Hunting wise at 6 inches plus they would be a little bit long IMO for easy work inside a carcass ... but fine for opening up the animal and you can always choke up on the blade ...
Again I don't see any difference between them for hunting.
The only real difference I see is "weight" ... and that is why I am fond of the Basic's ... they are more than tough enough as knives if you use them well ... and if you don't then the real life problems of full tang v Res C are likely to affect both ...
The main difference for me in the two you have asked about is whether you prefer a large choil or would prefer to order a no choil knife ... I can say that working with a blade which has an edge right up to the handle is more comfortable than using a choked grip ... again though it depends on things like how cold would be your outdoor temperatures in use ? The handle grip and close edge start to come into their own safety wise when using gloves and having seriously low temperatures.
Personally though the main issue for a belt knife for me is "weight" ... walk all day and you start to notice the PITA it is to constantly "hitch" your pants ... you also notice how much time it takes to use a 6 inch blade for camp compared to a larger blade when it comes time to chop or baton.

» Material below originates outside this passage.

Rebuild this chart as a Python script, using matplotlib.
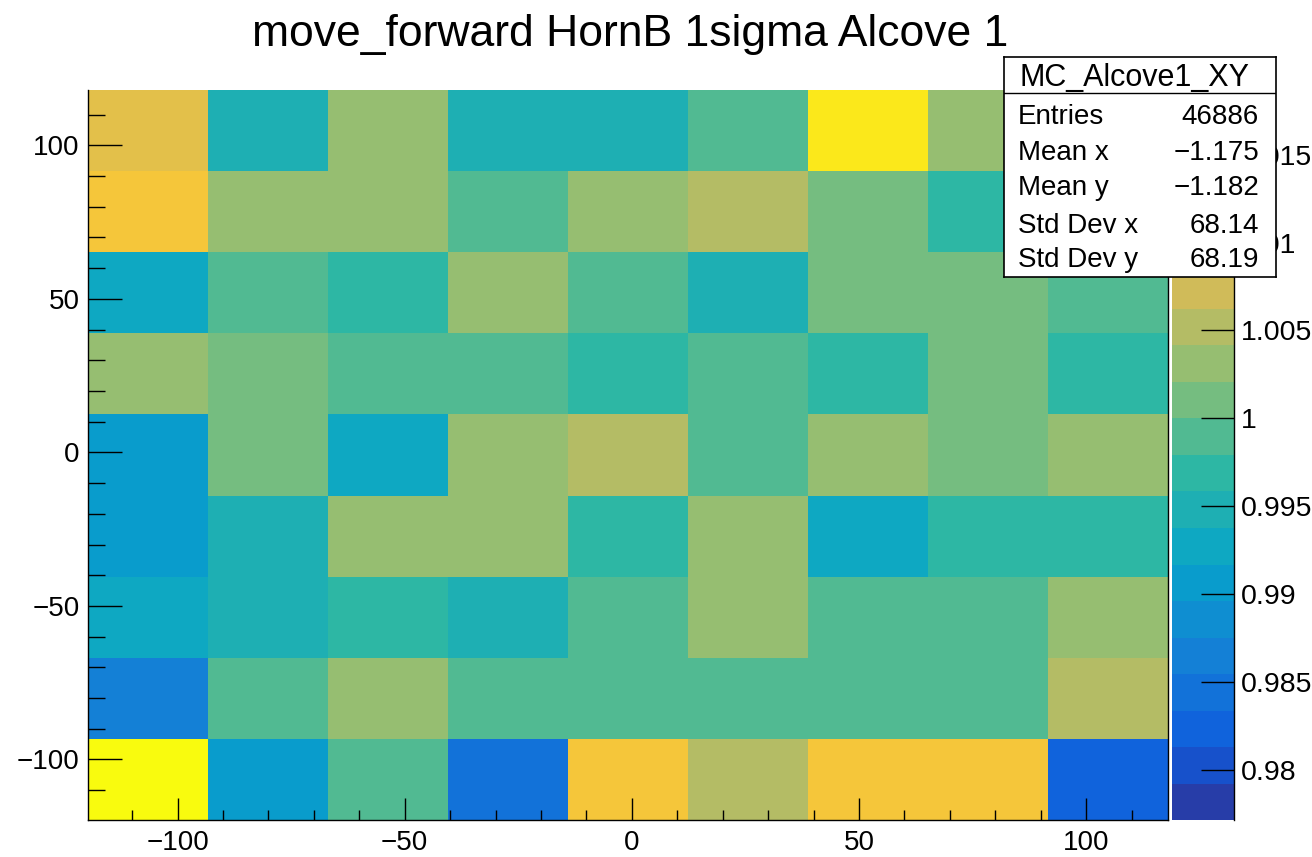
import numpy as np
import matplotlib
matplotlib.use('Agg')
import matplotlib.pyplot as plt
from matplotlib.colors import LinearSegmentedColormap, ListedColormap, BoundaryNorm
from matplotlib.ticker import MultipleLocator

plt.rcParams['font.family'] = ['Liberation Sans', 'DejaVu Sans']

# histogram definition (9x9 bins)
x_lo, x_hi = -119.7, 118.0
y_lo, y_hi = -119.7, 118.0
n_bins = 9

# bin contents, rows from top (y ~ +105) to bottom (y ~ -106)
row1 = [1.0093, 0.9948, 1.0031, 0.9948, 0.9948, 0.9990, 1.0156, 1.0031, 1.0031]
row2 = [1.0114, 1.0031, 1.0031, 0.9990, 1.0031, 1.0052, 1.0010, 0.9969, 1.0010]
row3 = [0.9927, 0.9990, 0.9969, 1.0031, 0.9990, 0.9948, 1.0010, 1.0010, 0.9990]
row4 = [1.0031, 1.0010, 0.9990, 0.9990, 0.9969, 0.9990, 0.9969, 1.0010, 0.9969]
row5 = [0.9906, 1.0010, 0.9927, 1.0031, 1.0052, 0.9990, 1.0031, 1.0010, 1.0031]
row6 = [0.9906, 0.9948, 1.0031, 1.0031, 0.9969, 1.0031, 0.9927, 0.9969, 0.9969]
row7 = [0.9927, 0.9948, 0.9969, 0.9948, 0.9990, 1.0031, 0.9990, 0.9990, 1.0031]
row8 = [0.9865, 0.9990, 1.0031, 0.9990, 0.9990, 0.9990, 0.9990, 0.9990, 1.0052]
row9 = [1.0176, 0.9906, 0.9990, 0.9844, 1.0114, 1.0052, 1.0114, 1.0114, 0.9823]

z_min, z_max = 0.97715, 1.01868
n_contours = 20
cbar_ticks = [0.98, 0.985, 0.99, 0.995, 1.0, 1.005, 1.01, 1.015]

title = 'move_forward HornB 1sigma Alcove 1'
stats_name = 'MC_Alcove1_XY'
stats_labels = ['Entries', 'Mean x', 'Mean y', 'Std Dev x', 'Std Dev y']
stats_values = ['46886', '\u22121.175', '\u22121.182', '68.14', '68.19']

# ROOT kBird palette
stops = [0.0, 0.125, 0.25, 0.375, 0.5, 0.625, 0.75, 0.875, 1.0]
red = [0.2082, 0.0592, 0.0780, 0.0232, 0.1802, 0.5301, 0.8186, 0.9956, 0.9764]
green = [0.1664, 0.3599, 0.5041, 0.6419, 0.7178, 0.7492, 0.7328, 0.7862, 0.9832]
blue = [0.5293, 0.8684, 0.8385, 0.7914, 0.6425, 0.4662, 0.3499, 0.1968, 0.0539]
bird = LinearSegmentedColormap.from_list(
    'bird', list(zip(stops, zip(red, green, blue))))
cmap = ListedColormap([bird((i + 0.99) / n_contours) for i in range(n_contours)])
levels = np.linspace(z_min, z_max, n_contours + 1)
norm = BoundaryNorm(levels, cmap.N)

z = np.array([row1, row2, row3, row4, row5, row6, row7, row8, row9])[::-1]
xe = np.linspace(x_lo, x_hi, n_bins + 1)
ye = np.linspace(y_lo, y_hi, n_bins + 1)

W, H = 1312, 857
fig = plt.figure(figsize=(W / 100, H / 100), dpi=100)
ax = fig.add_axes([88 / W, 1 - 820 / H, 1080 / W, 730 / H])
mesh = ax.pcolormesh(xe, ye, z, cmap=cmap, norm=norm)
ax.set_xlim(x_lo, x_hi)
ax.set_ylim(y_lo, y_hi)
ax.xaxis.set_major_locator(MultipleLocator(50))
ax.xaxis.set_minor_locator(MultipleLocator(10))
ax.yaxis.set_major_locator(MultipleLocator(50))
ax.yaxis.set_minor_locator(MultipleLocator(10))
ax.tick_params(axis='x', which='major', direction='in', length=15.5, width=1, labelsize=20, pad=7)
ax.tick_params(axis='x', which='minor', direction='in', length=7.5, width=1)
ax.tick_params(axis='y', which='major', direction='in', length=24.2, width=1, labelsize=20, pad=6)
ax.tick_params(axis='y', which='minor', direction='in', length=12, width=1)
ax.spines['top'].set_visible(False)
for s in ['left', 'bottom', 'right']:
    ax.spines[s].set_linewidth(1)

# palette axis
cax = fig.add_axes([1172 / W, 1 - 820 / H, 62 / W, 730 / H])
cbar = fig.colorbar(mesh, cax=cax)
cbar.outline.set_visible(False)
cbar.minorticks_off()
cbar.set_ticks(cbar_ticks)
cbar.set_ticklabels(['%g' % t for t in cbar_ticks])
cax.tick_params(direction='in', length=23.8, width=1, labelsize=20.5, pad=5)
cax.plot([1, 1], [0, 1], transform=cax.transAxes, color='black', lw=1, clip_on=False)

fig.text(630 / W, 1 - 46 / H, title, ha='center', va='baseline', fontsize=32)

# stats box (pixel layout relative to figure top)
bx0, bx1, by0, by1 = 1004, 1276, 57, 277
sax = fig.add_axes([bx0 / W, 1 - by1 / H, (bx1 - bx0) / W, (by1 - by0) / H], zorder=10)
sax.set_xlim(bx0, bx1)
sax.set_ylim(by1, by0)
sax.set_xticks([])
sax.set_yticks([])
sax.set_facecolor('white')
for s in sax.spines.values():
    s.set_linewidth(1.2)
sax.axhline(93, color='black', lw=1)
sax.text(1134, 86, stats_name, ha='center', va='baseline', fontsize=22)
baselines = [124, 160, 195, 233, 267]
for yb, lab, val in zip(baselines, stats_labels, stats_values):
    sax.text(1018, yb, lab, ha='left', va='baseline', fontsize=20)
    sax.text(1259, yb, val, ha='right', va='baseline', fontsize=20)

fig.savefig('out.png', dpi=100)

If you allow for the light weight of a knife like a Basic 9 which is lighter than many of the thicker full tang 6 inch blades ... but chops better and has much more blade length for batonning ... then you can make your own mind up whether it is worth waiting for the Basic 8 or Basic 10 ... rather than going for a 6 inch blade which certainly can be used and will do the job ... but it won't work as quick and there will be more risks of damaging it if you get fed up and just give the handle a "whack" hoping for the best without protecting the knife.